Having spent his childhood and college days in Lucknow, Barnala loitered like a looney on the familiar streets of Aminabad, prompting the cops to chase him down and take him to the station. The man who ruled Punjab during its worst period of militancy, was himself branded a militant! Even at the police station, Barnala tried his best to conceal his identity, but as interrogation progressed, he named then Uttar Pradesh chief minister Mulayam Singh Yadav. The SP leader was the only person who he knew in the town!

“He did not understand what I was blabbering about. I mentioned Mulayam Singh Yadav's name again and asked him to get the chief minister on the phone. The inspector did not know what to do. He obviously thought I was slightly touched in the head,”
Barnala says in the book.

Assuming he was deranged, the cops put him on a train to Ambala, which marked an end to his solo adventurous trip.

Raman effect at Benting Hall

But before landing in the police net, Barnala had found time to walk down the memory lane at his alma mater, Lucknow University. He studied law in Lucknow University from 1942 till 1946. On entering the Benting Hall, he reminisces a funny episode from his college life. He recounts how Nobel laureate C.V. Raman used to pull up his trousers constantly while addressing the students. On one occasion, “Raman was so engrossed in explaining the intricacies of the Raman Effect that he forgot to do (pull up the trousers) and they dropped down to his knees causing much amusement to the audience.”

After the class, Raman told the students that at a certain stage in life, we forget such small things. “Later in life, he often forgot even to zip his trousers,” Barnala quips.

Close to PM chair

A moderate among the hardcore Akalis, Barnala “narrowly missed” the chance of becoming the prime minister in 1979. President Neelam Sanjiva Reddy's plan to form the government with Barnala as the prime minister was scuttled by Congress leader Jagjivan Ram who claimed the support of majority in the house.

"I met the President the next day. He shook my hand and smiled, ‘Mr Baranala, you narrowly missed becoming the Prime Minister of India.' I thanked him for the consideration shown towards me,”
he writes in his autobiography.

Barnala almost became the prime minister again in mid-90s, but this time he was ditched by his own party, Shiromani Akali Dal. His name was considered for the prime minister's post when no party got a clear majority in 1996, but SAD President Parkash Singh Badal announced his unconditional support to the Bharatiya Janata Party which lost power after just 13 days in government.

Punjab insurgency

Militancy was at its peak in Punjab during the run up to the 1985 assembly elections and many of the mainstream leaders faced frequent threats from terror groups.

“This is your last day. Eat and drink whatever you can today because you won’t see the sun rise tomorrow.”

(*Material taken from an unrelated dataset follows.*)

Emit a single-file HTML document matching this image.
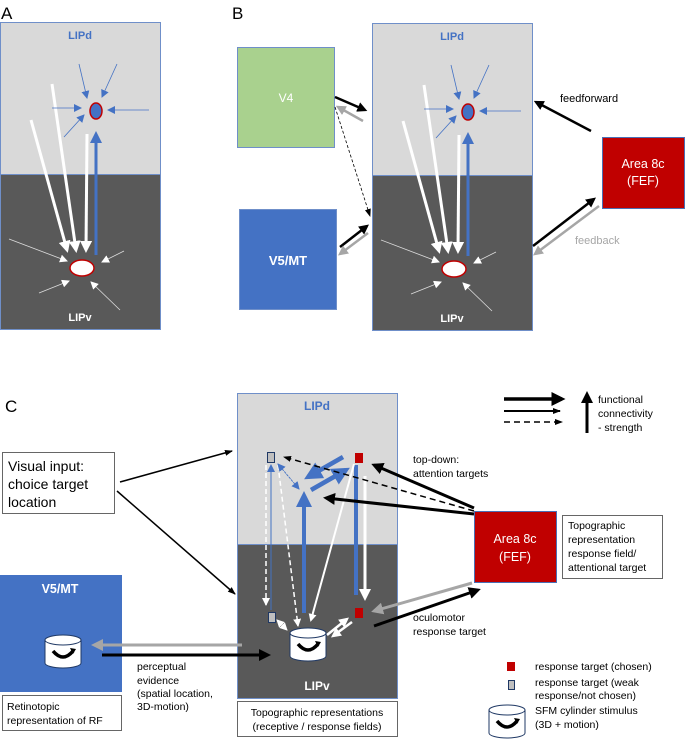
<!DOCTYPE html>
<html><head><meta charset="utf-8"><style>
html,body{margin:0;padding:0;background:#fff;}
svg{display:block;font-family:"Liberation Sans",Arial,sans-serif;}
</style></head><body>
<svg width="685" height="740" viewBox="0 0 685 740" xmlns="http://www.w3.org/2000/svg">
<defs>
<marker id="hw" markerWidth="4" markerHeight="4" refX="3" refY="2" orient="auto" markerUnits="strokeWidth"><path d="M0,0L4,2L0,4z" fill="#fff"/></marker>
<marker id="hb" markerWidth="4" markerHeight="4" refX="3" refY="2" orient="auto" markerUnits="strokeWidth"><path d="M0,0L4,2L0,4z" fill="#000"/></marker>
<marker id="hg" markerWidth="4" markerHeight="4" refX="3" refY="2" orient="auto" markerUnits="strokeWidth"><path d="M0,0L4,2L0,4z" fill="#a6a6a6"/></marker>
<marker id="hbl" markerWidth="4" markerHeight="4" refX="3" refY="2" orient="auto" markerUnits="strokeWidth"><path d="M0,0L4,2L0,4z" fill="#4472c4"/></marker>
<marker id="tb" markerWidth="8" markerHeight="8" refX="7" refY="4" orient="auto" markerUnits="userSpaceOnUse"><path d="M0,0L8,4L0,8z" fill="#4472c4"/></marker>
<marker id="tw" markerWidth="8" markerHeight="8" refX="7" refY="4" orient="auto" markerUnits="userSpaceOnUse"><path d="M0,0L8,4L0,8z" fill="#fff"/></marker>
<marker id="tk" markerWidth="8" markerHeight="8" refX="7" refY="4" orient="auto" markerUnits="userSpaceOnUse"><path d="M0,1L8,4L0,7z" fill="#000"/></marker>
<g id="cyl">
<path d="M0,5 L0,28 A18,5 0 0 0 36,28 L36,5" fill="#fff" stroke="#1f3864" stroke-width="1"/>
<ellipse cx="18" cy="5" rx="18" ry="5" fill="#fff" stroke="#1f3864" stroke-width="1"/>
<path d="M8,16 Q18,28 28,16" fill="none" stroke="#000" stroke-width="3.5"/>
<path d="M25,13 L31,14 L28,19z" fill="#000"/>
</g>
</defs>

<!-- Panel A -->
<text x="1" y="19" font-size="17">A</text>
<rect x="0.5" y="22.5" width="160" height="152" fill="#d9d9d9" stroke="#6f8fc9"/>
<rect x="0.5" y="174.5" width="160" height="155" fill="#595959" stroke="#6f8fc9"/>
<text x="80" y="39" font-size="11" font-weight="bold" fill="#4472c4" text-anchor="middle">LIPd</text>
<text x="80" y="321" font-size="11" font-weight="bold" fill="#fff" text-anchor="middle">LIPv</text>
<g stroke="#fff" stroke-width="3" marker-end="url(#hw)">
<line x1="52" y1="84" x2="76" y2="250"/><line x1="31" y1="120" x2="67" y2="250"/><line x1="87" y1="134" x2="86" y2="250"/>
</g>
<line x1="96" y1="255" x2="96" y2="134" stroke="#4472c4" stroke-width="3" marker-end="url(#hbl)"/>
<g stroke="#4472c4" stroke-width="0.8" marker-end="url(#tb)">
<line x1="79" y1="64" x2="87" y2="98"/><line x1="117" y1="64" x2="102" y2="97"/><line x1="52" y1="108" x2="81" y2="108"/><line x1="149" y1="110" x2="108" y2="110"/><line x1="64" y1="137" x2="84" y2="115"/>
</g>
<g stroke="#ddd" stroke-width="0.8" marker-end="url(#tw)">
<line x1="9" y1="239" x2="67" y2="261"/><line x1="124" y1="251" x2="102" y2="262"/><line x1="39" y1="293" x2="69" y2="281"/><line x1="120" y1="310" x2="91" y2="282"/>
</g>
<ellipse cx="96" cy="111" rx="6" ry="8" fill="#4472c4" stroke="#c00000" stroke-width="1.5"/>
<ellipse cx="82" cy="268" rx="12" ry="8" fill="#fff" stroke="#c00000" stroke-width="1.5"/>

<!-- Panel B -->
<text x="232" y="19" font-size="17">B</text>
<rect x="237.5" y="47.5" width="97" height="100" fill="#a9d18e" stroke="#6f8fc9"/>
<text x="286" y="102" font-size="12" fill="#fff" text-anchor="middle">V4</text>
<rect x="239.5" y="209.5" width="97" height="100" fill="#4472c4" stroke="#6f8fc9"/>
<text x="288" y="265" font-size="13" font-weight="bold" fill="#fff" text-anchor="middle">V5/MT</text>
<rect x="372.5" y="23.5" width="160" height="152" fill="#d9d9d9" stroke="#6f8fc9"/>
<rect x="372.5" y="175.5" width="160" height="155" fill="#595959" stroke="#6f8fc9"/>
<text x="452" y="40" font-size="11" font-weight="bold" fill="#4472c4" text-anchor="middle">LIPd</text>
<text x="452" y="322" font-size="11" font-weight="bold" fill="#fff" text-anchor="middle">LIPv</text>
<g transform="translate(372,1)">
<g stroke="#fff" stroke-width="3" marker-end="url(#hw)">
<line x1="52" y1="84" x2="76" y2="250"/><line x1="31" y1="120" x2="67" y2="250"/><line x1="87" y1="134" x2="86" y2="250"/>
</g>
<line x1="96" y1="255" x2="96" y2="134" stroke="#4472c4" stroke-width="3" marker-end="url(#hbl)"/>
<g stroke="#4472c4" stroke-width="0.8" marker-end="url(#tb)">
<line x1="79" y1="64" x2="87" y2="98"/><line x1="117" y1="64" x2="102" y2="97"/><line x1="52" y1="108" x2="81" y2="108"/><line x1="149" y1="110" x2="108" y2="110"/><line x1="64" y1="137" x2="84" y2="115"/>
</g>
<g stroke="#ddd" stroke-width="0.8" marker-end="url(#tw)">
<line x1="9" y1="239" x2="67" y2="261"/><line x1="124" y1="251" x2="102" y2="262"/><line x1="39" y1="293" x2="69" y2="281"/><line x1="120" y1="310" x2="91" y2="282"/>
</g>
<ellipse cx="96" cy="111" rx="6" ry="8" fill="#4472c4" stroke="#c00000" stroke-width="1.5"/>
<ellipse cx="82" cy="268" rx="12" ry="8" fill="#fff" stroke="#c00000" stroke-width="1.5"/>
</g>
<line x1="335" y1="97" x2="365" y2="110" stroke="#000" stroke-width="2.5" marker-end="url(#hb)"/>
<line x1="363" y1="121" x2="338" y2="107" stroke="#a6a6a6" stroke-width="2.5" marker-end="url(#hg)"/>
<line x1="335" y1="107" x2="370" y2="216" stroke="#000" stroke-width="0.8" stroke-dasharray="3,2" marker-end="url(#tk)"/>
<line x1="340" y1="247" x2="367" y2="226" stroke="#000" stroke-width="2.5" marker-end="url(#hb)"/>
<line x1="368" y1="233" x2="340" y2="254" stroke="#a6a6a6" stroke-width="2.5" marker-end="url(#hg)"/>
<line x1="591" y1="131" x2="536" y2="102" stroke="#000" stroke-width="2.5" marker-end="url(#hb)"/>
<line x1="533" y1="246" x2="594" y2="199" stroke="#000" stroke-width="2.5" marker-end="url(#hb)"/>
<line x1="599" y1="206" x2="535" y2="254" stroke="#a6a6a6" stroke-width="2.5" marker-end="url(#hg)"/>
<text x="560" y="102" font-size="11">feedforward</text>
<text x="575" y="244" font-size="11" fill="#a6a6a6">feedback</text>
<rect x="602.5" y="137.5" width="82" height="71" fill="#c00000" stroke="#4a6fb5"/>
<text x="643" y="168" font-size="12.5" fill="#fff" text-anchor="middle">Area 8c</text>
<text x="643" y="185" font-size="12.5" fill="#fff" text-anchor="middle">(FEF)</text>

<!-- Panel C -->
<text x="5" y="412" font-size="17">C</text>
<rect x="237.5" y="393.5" width="160" height="151" fill="#d9d9d9" stroke="#6f8fc9"/>
<rect x="237.5" y="544.5" width="160" height="154" fill="#595959" stroke="#6f8fc9"/>
<text x="317" y="410" font-size="12" font-weight="bold" fill="#4472c4" text-anchor="middle">LIPd</text>
<text x="317" y="690" font-size="12" font-weight="bold" fill="#fff" text-anchor="middle">LIPv</text>
<rect x="237.5" y="701.5" width="160" height="35" fill="#fff" stroke="#666"/>
<text x="317" y="716" font-size="10.5" text-anchor="middle">Topographic representations</text>
<text x="317" y="730" font-size="10.5" text-anchor="middle">(receptive / response fields)</text>

<rect x="2.5" y="452.5" width="112" height="61" fill="#fff" stroke="#666"/>
<text x="8" y="471" font-size="14">Visual input:</text>
<text x="8" y="489" font-size="14">choice target</text>
<text x="8" y="507" font-size="14">location</text>
<line x1="120" y1="482" x2="232" y2="451" stroke="#000" stroke-width="1.5" marker-end="url(#tk)"/>
<line x1="117" y1="491" x2="235" y2="594" stroke="#000" stroke-width="1.5" marker-end="url(#tk)"/>

<rect x="0" y="575" width="122" height="117" fill="#4472c4"/>
<text x="60" y="593" font-size="12.5" font-weight="bold" fill="#fff" text-anchor="middle">V5/MT</text>
<use href="#cyl" x="45" y="635"/>
<rect x="2.5" y="695.5" width="119" height="35" fill="#fff" stroke="#666"/>
<text x="7" y="710" font-size="10.5">Retinotopic</text>
<text x="7" y="724" font-size="10.5">representation of RF</text>
<line x1="242" y1="645" x2="94" y2="645" stroke="#a6a6a6" stroke-width="3" marker-end="url(#hg)"/>
<line x1="102" y1="655" x2="268" y2="655" stroke="#000" stroke-width="3" marker-end="url(#hb)"/>
<text x="137" y="670" font-size="10.5">perceptual</text>
<text x="137" y="684" font-size="10.5">evidence</text>
<text x="137" y="697" font-size="10.5">(spatial location,</text>
<text x="137" y="710" font-size="10.5">3D-motion)</text>

<!-- internals C -->
<line x1="266" y1="465" x2="266" y2="605" stroke="#fff" stroke-width="1.5" stroke-dasharray="5,3" marker-end="url(#tw)"/>
<line x1="278" y1="465" x2="298" y2="626" stroke="#fff" stroke-width="1.5" stroke-dasharray="5,3" marker-end="url(#tw)"/>
<line x1="271" y1="610" x2="271" y2="465" stroke="#4472c4" stroke-width="1" marker-end="url(#tb)"/>
<line x1="278" y1="464" x2="299" y2="489" stroke="#4472c4" stroke-width="0.8" stroke-dasharray="2,1.5" marker-end="url(#tb)"/>
<line x1="299" y1="489" x2="278" y2="464" stroke="#4472c4" stroke-width="0.8" stroke-dasharray="2,1.5" marker-end="url(#tb)"/>
<line x1="304" y1="613" x2="304" y2="495" stroke="#4472c4" stroke-width="4" marker-end="url(#hbl)"/>
<line x1="356" y1="595" x2="356" y2="465" stroke="#4472c4" stroke-width="4"/>
<line x1="365" y1="476" x2="365" y2="598" stroke="#fff" stroke-width="3" marker-end="url(#hw)"/>
<line x1="354" y1="464" x2="311" y2="620" stroke="#fff" stroke-width="2" marker-end="url(#hw)"/>
<line x1="343" y1="457" x2="308" y2="477" stroke="#4472c4" stroke-width="4.5" marker-end="url(#hbl)"/>
<line x1="311" y1="490" x2="346" y2="470" stroke="#4472c4" stroke-width="4.5" marker-end="url(#hbl)"/>
<line x1="474" y1="511" x2="284" y2="457" stroke="#000" stroke-width="1.5" stroke-dasharray="6,4" marker-end="url(#tk)"/>
<line x1="474" y1="508" x2="374" y2="465" stroke="#000" stroke-width="3" marker-end="url(#hb)"/>
<line x1="474" y1="514" x2="326" y2="498" stroke="#000" stroke-width="3" marker-end="url(#hb)"/>
<line x1="327" y1="635" x2="347" y2="619" stroke="#fff" stroke-width="2.5" marker-end="url(#hw)"/>
<line x1="352" y1="622" x2="333" y2="636" stroke="#fff" stroke-width="2.5" marker-end="url(#hw)"/>
<line x1="277" y1="620" x2="287" y2="630" stroke="#fff" stroke-width="0.8" marker-end="url(#tw)"/>
<line x1="287" y1="630" x2="277" y2="620" stroke="#fff" stroke-width="0.8" marker-end="url(#tw)"/>
<line x1="472" y1="583" x2="374" y2="611" stroke="#a6a6a6" stroke-width="3" marker-end="url(#hg)"/>
<line x1="374" y1="626" x2="478" y2="590" stroke="#000" stroke-width="3" marker-end="url(#hb)"/>
<rect x="267.5" y="452.5" width="7" height="10" fill="#bfbfbf" stroke="#1f3864"/>
<rect x="355" y="453" width="8" height="10" fill="#c00000"/>
<rect x="268.5" y="612.5" width="7" height="10" fill="#bfbfbf" stroke="#1f3864"/>
<rect x="355" y="608" width="8" height="10" fill="#c00000"/>
<use href="#cyl" x="290" y="628"/>

<text x="413" y="463" font-size="10.5">top-down:</text>
<text x="413" y="477" font-size="10.5">attention targets</text>
<text x="413" y="621" font-size="10.5">oculomotor</text>
<text x="413" y="635" font-size="10.5">response target</text>

<rect x="474.5" y="511.5" width="82" height="71" fill="#c00000" stroke="#4a6fb5"/>
<text x="515" y="543" font-size="12.5" fill="#fff" text-anchor="middle">Area 8c</text>
<text x="515" y="561" font-size="12.5" fill="#fff" text-anchor="middle">(FEF)</text>
<rect x="562.5" y="515.5" width="100" height="63" fill="#fff" stroke="#666"/>
<text x="568" y="529" font-size="10.5">Topographic</text>
<text x="568" y="543" font-size="10.5">representation</text>
<text x="568" y="557" font-size="10.5">response field/</text>
<text x="568" y="571" font-size="10.5">attentional target</text>

<!-- legend -->
<line x1="504" y1="399" x2="562" y2="399" stroke="#000" stroke-width="3.5" marker-end="url(#hb)"/>
<line x1="504" y1="411" x2="560" y2="411" stroke="#000" stroke-width="2" marker-end="url(#tk)"/>
<line x1="504" y1="422" x2="562" y2="422" stroke="#000" stroke-width="1.5" stroke-dasharray="6,4" marker-end="url(#tk)"/>
<line x1="587" y1="433" x2="587" y2="394" stroke="#000" stroke-width="3" marker-end="url(#hb)"/>
<text x="598" y="403" font-size="10.5">functional</text>
<text x="598" y="417" font-size="10.5">connectivity</text>
<text x="598" y="431" font-size="10.5">- strength</text>
<rect x="507" y="662" width="8" height="9" fill="#c00000"/>
<text x="535" y="670" font-size="10.5">response target (chosen)</text>
<rect x="508.5" y="680.5" width="6" height="9" fill="#bfbfbf" stroke="#1f3864"/>
<text x="535" y="686" font-size="10.5">response target (weak</text>
<text x="535" y="699" font-size="10.5">response/not chosen)</text>
<use href="#cyl" x="489" y="705"/>
<text x="535" y="714" font-size="10.5">SFM cylinder stimulus</text>
<text x="535" y="728" font-size="10.5">(3D + motion)</text>
</svg>
</body></html>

This was one of the messages the militants had left for Barnala a few days ahead of the elections, apparently because of his role in the Rajiv-Longowal Accord. Longowal, the then president of SAD, was killed in a crowded gurudwara in broad day light.

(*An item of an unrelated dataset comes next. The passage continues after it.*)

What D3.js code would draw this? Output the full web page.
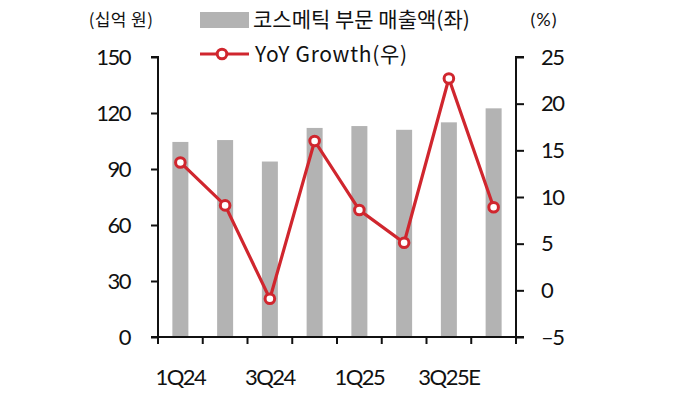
<!DOCTYPE html>
<html>
<head>
<meta charset="utf-8">
<script src="https://cdn.jsdelivr.net/npm/d3@7"></script>
<style>
  body { margin: 0; background: #fff; }
  text { font-family: Lato, "Noto Sans CJK KR", sans-serif; fill: #111; }
  .kr { font-family: "Noto Sans CJK KR", sans-serif; }
</style>
</head>
<body>
<svg id="chart" width="680" height="394"></svg>
<script>
var quarters = ["1Q24", "2Q24", "3Q24", "4Q24", "1Q25", "2Q25", "3Q25E", "4Q25E"];
var cosmeticSales = [104.5, 105.5, 94, 112, 113, 111, 115, 122.5];
var yoyGrowth = [13.7, 9.1, -0.9, 16.0, 8.6, 5.1, 22.7, 8.9];
var leftTicks = [0, 30, 60, 90, 120, 150];
var rightTicks = [-5, 0, 5, 10, 15, 20, 25];
var shownLabels = ["1Q24", "3Q24", "1Q25", "3Q25E"];

var svg = d3.select("#chart");
var plotL = 158, plotR = 516, plotT = 57, plotB = 337;
var red = "#d0262e", grey = "#b3b3b3";

var x = d3.scaleBand().domain(quarters).range([plotL, plotR]);
var yL = d3.scaleLinear().domain([0, 150]).range([plotB, plotT]);
var yR = d3.scaleLinear().domain([-5, 25]).range([plotB, plotT]);

// bars
svg.selectAll("rect.bar").data(quarters).enter().append("rect")
  .attr("class", "bar")
  .attr("x", function (d) { return x(d) + x.bandwidth() / 2 - 8; })
  .attr("width", 16)
  .attr("y", function (d, i) { return yL(cosmeticSales[i]); })
  .attr("height", function (d, i) { return plotB - yL(cosmeticSales[i]); })
  .attr("fill", grey);

// axes
var axL = svg.append("g").attr("transform", "translate(" + plotL + ",0)")
  .call(d3.axisLeft(yL).tickValues(leftTicks).tickSize(7).tickPadding(21));
var axR = svg.append("g").attr("transform", "translate(" + plotR + ",0)")
  .call(d3.axisRight(yR).tickValues(rightTicks).tickSize(8).tickFormat(function (d) { return d < 0 ? "\u2013" + (-d) : d; }).tickPadding(17));

// x axis line + ticks at band boundaries
var xTickPos = quarters.map(function (d) { return x(d); }).concat([plotR]);
svg.append("line").attr("x1", plotL - 7).attr("x2", plotR + 8)
  .attr("y1", plotB).attr("y2", plotB).attr("stroke", "#111").attr("stroke-width", 2);
svg.selectAll("line.xt").data(xTickPos).enter().append("line")
  .attr("x1", function (d) { return d; }).attr("x2", function (d) { return d; })
  .attr("y1", plotB).attr("y2", plotB + 7).attr("stroke", "#111").attr("stroke-width", 2);
svg.selectAll("text.xl").data(shownLabels).enter().append("text")
  .attr("x", function (d) { return x(d) + x.bandwidth() / 2; })
  .attr("y", 385).attr("text-anchor", "middle")
  .style("font-size", "22px").style("letter-spacing", "-1.5px")
  .text(function (d) { return d; });

[axL, axR].forEach(function (ax) {
  ax.select(".domain").attr("stroke", "#111").attr("stroke-width", 2);
  ax.selectAll(".tick line").attr("stroke", "#111").attr("stroke-width", 2);
  ax.selectAll(".tick text").style("font-size", "22px").style("letter-spacing", "-1.5px")
    .style("font-family", "Lato, sans-serif").attr("fill", "#111");
});
axL.select(".domain").attr("d", "M-7," + plotT + "H0V" + plotB + "H-7");
axR.select(".domain").attr("d", "M8," + plotT + "H0V" + (plotB + 6));

// line
var line = d3.line()
  .x(function (d, i) { return x(quarters[i]) + x.bandwidth() / 2; })
  .y(function (d) { return yR(d); });
svg.append("path").datum(yoyGrowth).attr("d", line)
  .attr("fill", "none").attr("stroke", red).attr("stroke-width", 3.2);
svg.selectAll("circle.pt").data(yoyGrowth).enter().append("circle")
  .attr("cx", function (d, i) { return x(quarters[i]) + x.bandwidth() / 2; })
  .attr("cy", function (d) { return yR(d); })
  .attr("r", 4.8).attr("fill", "#fff").attr("stroke", red).attr("stroke-width", 3);

// unit labels
svg.append("text").attr("class", "kr").attr("x", 121).attr("y", 26).attr("text-anchor", "middle")
  .style("font-size", "17px").style("letter-spacing", "0.4px").text("(십억 원)");
svg.append("text").attr("x", 544).attr("y", 26).attr("text-anchor", "middle")
  .style("font-size", "18px").style("letter-spacing", "1px").text("(%)");

// legend
svg.append("rect").attr("x", 200).attr("y", 12).attr("width", 49).attr("height", 16).attr("fill", grey);
svg.append("text").attr("class", "kr").attr("x", 253).attr("y", 27)
  .style("font-size", "21px").text("코스메틱 부문 매출액(좌)");
svg.append("line").attr("x1", 200).attr("x2", 249).attr("y1", 54).attr("y2", 54)
  .attr("stroke", red).attr("stroke-width", 3.2);
svg.append("circle").attr("cx", 222).attr("cy", 54).attr("r", 4.8)
  .attr("fill", "#fff").attr("stroke", red).attr("stroke-width", 3);
svg.append("text").attr("class", "kr").attr("x", 255).attr("y", 62)
  .style("font-size", "21px").style("letter-spacing", "0.7px").text("YoY Growth(우)");
</script>
</body>
</html>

“I procured a bullet-proof jacket and started tying curved steel plates under my turban because the killers had taken to shooting at the head. A bulletproof podium was also prepared. It was carried to all the election meetings I addressed. I always carried a briefcase with a steel sheet fixed in the cover to serve as a shield, if needed. I also had steels sheets to cover the glass panes of my car. The rear glass screen was specially protected because many persons had been killed by terrorists firing through it,”
says Barnala in his book.

Mystery soothsayer

Barnala, who has served as the governor of Tamil Nadu, Andhra Pradesh and Uttarakhand, also touches upon his strange encounter with a soothsayer at the Raj Bhavan in Chennai. The astrologer told him that V.P. Singh's government at the Centre would go soon and that Chandra Shekhar would become the next prime minister. He also predicted that though the Congress party would win the upcoming parliamentary elections, Rajiv Gandhi would not be the prime minister.

For Barnala, who was neither pious nor interested in astrology, all these sounded like trash. However, much to his surprise, each of these prophecies proved correct in due course of time.

(Barnala breathed his last on January 14 at 91 following a brief spell of illness.)